NP, REX 7/23/1861

From the Richmond Examiner
 
July 23, 1861
 
Examiner's Correspondence
Winchester, July 17th, 1861
 
   I arrived here last night about 12 o'clock, and found the streets alive with citizens and soldiers, hanging about, and all alive with the prospects of an engagement either during the night or today. The hotels, of course, are full to overflowing; and while strangers, who are interested in the welfare of friends in the army stationed here are arriving in great numbers, the citizens are removing their families to places where they are sure of being safe, in the event of an attack on our forces and fight waxing warm near the city.
   *****
   As we came from Richmond, I saw on the {Virginia} Central and the Orange & Alexandria railroads freight cars marked "B. & O. R. R.," and along the turnpike from Strasburg to Winchester there are many more. These are a portion of the spoils taken from the Baltimore & Ohio R. R. Co., when Harper's Ferry was evacuated; and but for the stupidity of the officers who caused the destruction of the bridge at Martinsburg, to these might have been added a large number of fine locomotives. But this wise commander, instead of removing the engines from the west to the eastern end of the bridge before destroying the latter, allowed them to remain, and, by cutting off communication with them, left them in the hands of the enemy. Our fellow-townsman, Thos.
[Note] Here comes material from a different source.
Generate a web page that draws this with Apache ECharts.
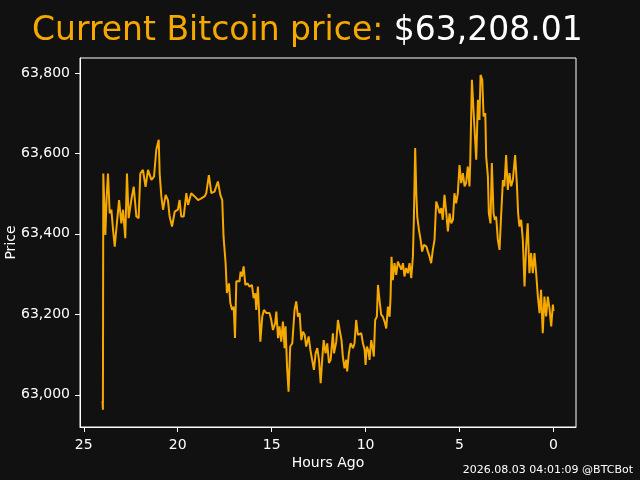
<!DOCTYPE html>
<html>
<head>
<meta charset="utf-8">
<script src="https://cdn.jsdelivr.net/npm/echarts@6/dist/echarts.min.js"></script>
<style>
  html, body { margin: 0; padding: 0; background: #111111; }
  #chart { width: 640px; height: 480px; }
</style>
</head>
<body>
<div id="chart"></div>
<script>
// hours ago for each sample
const hoursAgo = [
  24.00, 23.98, 23.96, 23.92, 23.85, 23.78, 23.71, 23.62, 23.53, 23.44, 23.35, 23.27,
  23.12, 23.00, 22.91, 22.79, 22.70, 22.61, 22.47, 22.34, 22.20, 22.08, 21.99, 21.85,
  21.71, 21.58, 21.40, 21.26, 21.14, 21.01, 20.96, 20.87, 20.78, 20.64, 20.52, 20.43,
  20.30, 20.16, 19.99, 19.90, 19.81, 19.68, 19.54, 19.45, 19.28, 19.10, 18.92, 18.74,
  18.57, 18.48, 18.34, 18.21, 18.04, 17.86, 17.73, 17.63, 17.56, 17.45, 17.38, 17.27,
  17.20, 17.10, 17.02, 16.95, 16.88, 16.71,
  16.65, 16.58, 16.49, 16.40, 16.29, 16.17, 16.05, 15.96, 15.87, 15.82, 15.73, 15.67,
  15.60, 15.50, 15.41, 15.28, 15.11, 15.02, 14.93, 14.81, 14.75, 14.66, 14.58, 14.49,
  14.40, 14.31, 14.26, 14.18, 14.10, 14.01, 13.90, 13.78, 13.69, 13.60, 13.51, 13.42,
  13.33, 13.24, 13.16, 13.03, 12.94, 12.85, 12.75, 12.66, 12.57, 12.48, 12.39, 12.31,
  12.23, 12.13, 12.04, 11.95, 11.86, 11.74, 11.68, 11.56, 11.47, 11.38, 11.28, 11.21,
  11.12, 11.03, 10.98, 10.89, 10.80, 10.67, 10.59, 10.50, 10.41, 10.32, 10.23, 10.14,
  10.05, 10.00, 9.93, 9.84, 9.79, 9.70, 9.61, 9.56, 9.49, 9.40, 9.34, 9.26,
  9.17, 9.08, 8.99, 8.90, 8.81, 8.72, 8.67, 8.62, 8.55, 8.46, 8.37, 8.28, 8.19,
  8.10, 8.01, 7.93, 7.84, 7.75, 7.66, 7.57, 7.48, 7.43, 7.36, 7.30, 7.25,
  7.16, 7.07, 6.99, 6.90, 6.77, 6.68, 6.60, 6.51, 6.42, 6.33, 6.24, 6.15,
  6.06, 5.97, 5.89, 5.80, 5.71, 5.62, 5.53, 5.44, 5.35, 5.27, 5.18, 5.09,
  5.00, 4.91, 4.82, 4.73, 4.65, 4.56, 4.47, 4.43, 4.34, 4.25, 4.18, 4.11,
  4.02, 3.94, 3.88, 3.79, 3.72, 3.63, 3.58, 3.49, 3.44, 3.35, 3.28, 3.19,
  3.12, 3.05, 2.96, 2.87, 2.78, 2.69, 2.61, 2.52, 2.43, 2.34, 2.25, 2.16,
  2.04, 1.95, 1.88, 1.81, 1.72, 1.63, 1.54, 1.45, 1.37, 1.28, 1.19, 1.10,
  1.01, 0.92, 0.83, 0.74, 0.66, 0.57, 0.48, 0.39, 0.30, 0.21, 0.12, 0.03, 0.00
]

// BTC price in USD at each sample
const prices = [
  62985, 62963, 63550, 63550, 63397, 63493, 63550, 63451, 63460, 63410, 63368, 63410,
  63484, 63426, 63460, 63389, 63550, 63439, 63484, 63517, 63443, 63439, 63550, 63559,
  63517, 63559, 63534, 63542, 63609, 63634, 63550, 63493, 63460, 63497, 63484, 63443,
  63418, 63455, 63460, 63484, 63443, 63443, 63501, 63472, 63501, 63493, 63484, 63488,
  63493, 63501, 63546, 63501, 63505, 63530, 63497, 63484, 63393, 63327, 63253, 63277,
  63228, 63211, 63219, 63141, 63282, 63282,
  63306, 63294, 63319, 63273, 63277, 63269, 63273, 63240, 63252, 63211, 63269, 63207,
  63132, 63194, 63211, 63203, 63203, 63186, 63161, 63178, 63207, 63141, 63170, 63132,
  63182, 63116, 63170, 63070, 63008, 63120, 63128, 63211, 63232, 63194, 63203, 63136,
  63157, 63149, 63120, 63145, 63112, 63116, 63062, 63103, 63116, 63087, 63029, 63087,
  63136, 63103, 63128, 63079, 63087, 63153, 63103, 63132, 63186, 63161, 63136, 63095,
  63066, 63087, 63058, 63103, 63128, 63116, 63128, 63186, 63149, 63149, 63153, 63128,
  63112, 63074, 63120, 63108, 63087, 63136, 63112, 63095, 63186, 63194, 63273, 63236,
  63199, 63194, 63182, 63165, 63219, 63194, 63244, 63343, 63285, 63327, 63298, 63331, 63335,
  63311, 63327, 63294, 63315, 63302, 63327, 63290, 63344, 63435, 63613, 63501, 63443,
  63410, 63385, 63356, 63373, 63369, 63373, 63344, 63327, 63360, 63385, 63480, 63468,
  63451, 63464, 63435, 63497, 63455, 63406, 63451, 63426, 63435, 63501, 63476, 63501,
  63571, 63526, 63551, 63518, 63526, 63567, 63518, 63576, 63783, 63787, 63642, 63584,
  63733, 63683, 63795, 63783, 63692, 63700, 63592, 63543, 63451, 63426, 63576, 63451,
  63435, 63443, 63385, 63360, 63451, 63534, 63518, 63596, 63509, 63551, 63518, 63534,
  63596, 63526, 63451, 63418, 63435, 63385, 63269, 63373, 63426, 63302, 63352, 63302,
  63352, 63302, 63244, 63203, 63261, 63153, 63244, 63195, 63244, 63215, 63170, 63224, 63208
]

const xTicks = [0, 5, 10, 15, 20, 25]
const yTicks = [63000, 63200, 63400, 63600, 63800]

const currentPrice = '$63,208.01'
const stamp = '2026.08.03 04:01:09 @BTCBot'

const ORANGE = '#f5a800'
const FONT = 'DejaVu Sans'

const chart = echarts.init(document.getElementById('chart'), null, { renderer: 'canvas' })

const axisText = { color: '#ffffff', fontFamily: FONT, fontSize: 14 }

const option = {
  backgroundColor: '#111111',
  animation: false,
  title: {
    left: 27,
    top: 10,
    text: '{a|Current Bitcoin price: }{b|' + currentPrice + '}',
    textStyle: {
      fontWeight: 'normal',
      rich: {
        a: { color: ORANGE, fontFamily: FONT, fontSize: 33, fontWeight: 'normal' },
        b: { color: '#ffffff', fontFamily: FONT, fontSize: 33, fontWeight: 'normal' },
      },
    },
  },
  grid: {
    left: 80,
    right: 64,
    top: 58,
    bottom: 53,
    outerBoundsMode: 'none',
    containLabel: false,
    show: true,
    borderColor: '#ffffff',
    borderWidth: 1,
    backgroundColor: 'transparent',
  },
  xAxis: {
    type: 'value',
    inverse: true,
    min: -1.2,
    max: 25.2,
    name: 'Hours Ago',
    nameLocation: 'middle',
    nameGap: 29,
    nameMoveOverlap: false,
    nameTextStyle: axisText,
    axisLine: { show: true, onZero: false, lineStyle: { color: '#ffffff', width: 1 } },
    axisTick: { show: true, length: 5, lineStyle: { color: '#ffffff' }, customValues: xTicks },
    axisLabel: { ...axisText, margin: 11, customValues: xTicks },
    splitLine: { show: false },
  },
  yAxis: {
    type: 'value',
    min: 62920,
    max: 63837,
    name: 'Price',
    nameLocation: 'middle',
    nameGap: 62,
    nameMoveOverlap: false,
    nameTextStyle: axisText,
    axisLine: { show: true, onZero: false, lineStyle: { color: '#ffffff', width: 1 } },
    axisTick: { show: true, length: 5, lineStyle: { color: '#ffffff' }, customValues: yTicks },
    axisLabel: {
      ...axisText,
      margin: 10,
      customValues: yTicks,
      formatter: v => v.toLocaleString('en-US'),
    },
    splitLine: { show: false },
  },
  graphic: [{
    type: 'text',
    right: 7,
    bottom: 4,
    style: { text: stamp, fill: '#ffffff', font: '11px "DejaVu Sans"' },
  }],
  series: [{
    type: 'line',
    data: hoursAgo.map((h, i) => [h, prices[i]]),
    showSymbol: false,
    lineStyle: { color: ORANGE, width: 2 },
    itemStyle: { color: ORANGE },
  }],
}

chart.setOption(option)
</script>
</body>
</html>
R. Sharp, Esq., has been engaged in removing the cars and other stores, and has transported forty-three first rate box cars, for the use of the Virginia railroads, and is still engaged in prosecuting his useful work.
   W. Prescott Smith, the well-known agent of the Baltimore & Ohio R. R., was here yesterday, and looked at some of the property taken from his company; but his feelings were too much for his words, and he gave utterance to no regrets.